— BEGIN —
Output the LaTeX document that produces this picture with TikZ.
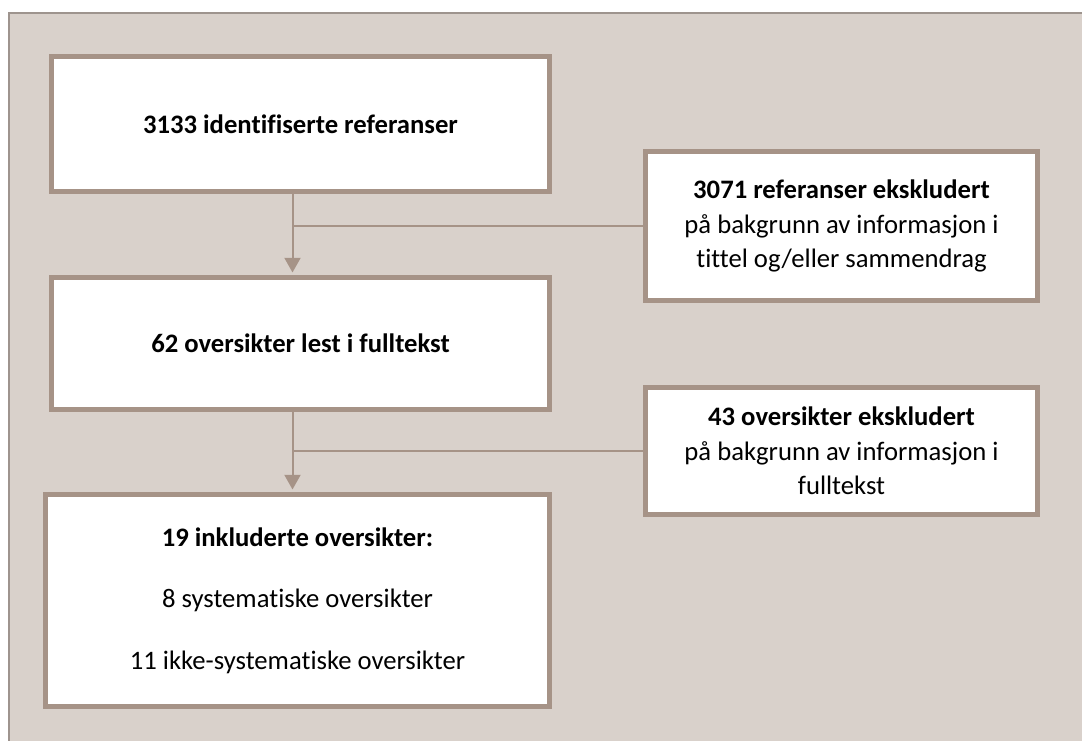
\documentclass[tikz,border=0pt]{standalone}
\usepackage{fontspec}
\setmainfont{Carlito}[Ligatures={NoCommon}]
\usetikzlibrary{arrows.meta,positioning,calc}
\definecolor{panelbg}{RGB}{217,209,203}
\definecolor{panelline}{RGB}{158,148,142}
\definecolor{boxline}{RGB}{166,147,135}
\tikzset{
    flowbox/.style={
        rectangle, draw=boxline, line width=3.75pt, fill=white,
        inner sep=0pt, align=center,
        font=\fontsize{20}{26}\selectfont
    },
    arrow/.style={-{Triangle[width=12pt,length=11pt]}, draw=boxline, line width=1.5pt},
    relation/.style={draw=boxline, line width=1.5pt}
}

\begin{document}
\begin{tikzpicture}[x=0.75pt, y=-0.75pt]
\useasboundingbox (0,0) rectangle (1082,740);

%% Background panel -- runs off the right and bottom edges
\draw[panelline, line width=1.5pt, fill=panelbg] (9,13) rectangle (1110,770);

%% Main column, centred near x=300
\node[flowbox, minimum width=373.5pt, minimum height=101.25pt] (refs) at (300.5,124)
    {\textbf{3133 identifiserte referanser}};
\node[flowbox, minimum width=373.5pt, minimum height=99pt] (fulltext) at (300.5,343.5)
    {\textbf{62 oversikter lest i fulltekst}};
\node[flowbox, minimum width=378pt, minimum height=159pt] (included) at (297.5,600.5)
    {\textbf{19 inkluderte oversikter:}\\[20pt]
     8 systematiske oversikter\\[20pt]
     11 ikke-systematiske oversikter};

%% Exclusion boxes on the right, x from 643 to 1040
\node[flowbox, minimum width=294pt, minimum height=111.75pt] (excl1) at (841.5,226)
    {\textbf{3071 referanser ekskludert}\\
     på bakgrunn av informasjon i\\
     tittel og/eller sammendrag};
\node[flowbox, minimum width=294pt, minimum height=95.25pt] (excl2) at (841.5,451)
    {\textbf{43 oversikter ekskludert}\\
     på bakgrunn av informasjon i\\
     fulltekst};

%% Vertical flow line sits a little left of the box centres
\coordinate (split) at (292.5,0);

%% refs -> fulltext, branch to excl1
\draw[arrow, shorten >=1.9pt] (refs.south -| split) -- (fulltext.north -| split);
\draw[relation] (split |- excl1.west) -- (excl1.west);

%% fulltext -> included, branch to excl2
\draw[arrow, shorten >=1.9pt] (fulltext.south -| split) -- (included.north -| split);
\draw[relation] (split |- excl2.west) -- (excl2.west);

\end{tikzpicture}
\end{document}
— END —
_Task_
Retype each line of the listing above word for word. Exclude the pictures.

_Solution_
Output the LaTeX document that produces this picture with TikZ.
\documentclass[tikz,border=0pt]{standalone}
\usepackage{fontspec}
\setmainfont{Carlito}[Ligatures={NoCommon}]
\usetikzlibrary{arrows.meta,positioning,calc}
\definecolor{panelbg}{RGB}{217,209,203}
\definecolor{panelline}{RGB}{158,148,142}
\definecolor{boxline}{RGB}{166,147,135}
\tikzset{
    flowbox/.style={
        rectangle, draw=boxline, line width=3.75pt, fill=white,
        inner sep=0pt, align=center,
        font=\fontsize{20}{26}\selectfont
    },
    arrow/.style={-{Triangle[width=12pt,length=11pt]}, draw=boxline, line width=1.5pt},
    relation/.style={draw=boxline, line width=1.5pt}
}

\begin{document}
\begin{tikzpicture}[x=0.75pt, y=-0.75pt]
\useasboundingbox (0,0) rectangle (1082,740);

%% Background panel -- runs off the right and bottom edges
\draw[panelline, line width=1.5pt, fill=panelbg] (9,13) rectangle (1110,770);

%% Main column, centred near x=300
\node[flowbox, minimum width=373.5pt, minimum height=101.25pt] (refs) at (300.5,124)
    {\textbf{3133 identifiserte referanser}};
\node[flowbox, minimum width=373.5pt, minimum height=99pt] (fulltext) at (300.5,343.5)
    {\textbf{62 oversikter lest i fulltekst}};
\node[flowbox, minimum width=378pt, minimum height=159pt] (included) at (297.5,600.5)
    {\textbf{19 inkluderte oversikter:}\\[20pt]
     8 systematiske oversikter\\[20pt]
     11 ikke-systematiske oversikter};

%% Exclusion boxes on the right, x from 643 to 1040
\node[flowbox, minimum width=294pt, minimum height=111.75pt] (excl1) at (841.5,226)
    {\textbf{3071 referanser ekskludert}\\
     på bakgrunn av informasjon i\\
     tittel og/eller sammendrag};
\node[flowbox, minimum width=294pt, minimum height=95.25pt] (excl2) at (841.5,451)
    {\textbf{43 oversikter ekskludert}\\
     på bakgrunn av informasjon i\\
     fulltekst};

%% Vertical flow line sits a little left of the box centres
\coordinate (split) at (292.5,0);

%% refs -> fulltext, branch to excl1
\draw[arrow, shorten >=1.9pt] (refs.south -| split) -- (fulltext.north -| split);
\draw[relation] (split |- excl1.west) -- (excl1.west);

%% fulltext -> included, branch to excl2
\draw[arrow, shorten >=1.9pt] (fulltext.south -| split) -- (included.north -| split);
\draw[relation] (split |- excl2.west) -- (excl2.west);

\end{tikzpicture}
\end{document}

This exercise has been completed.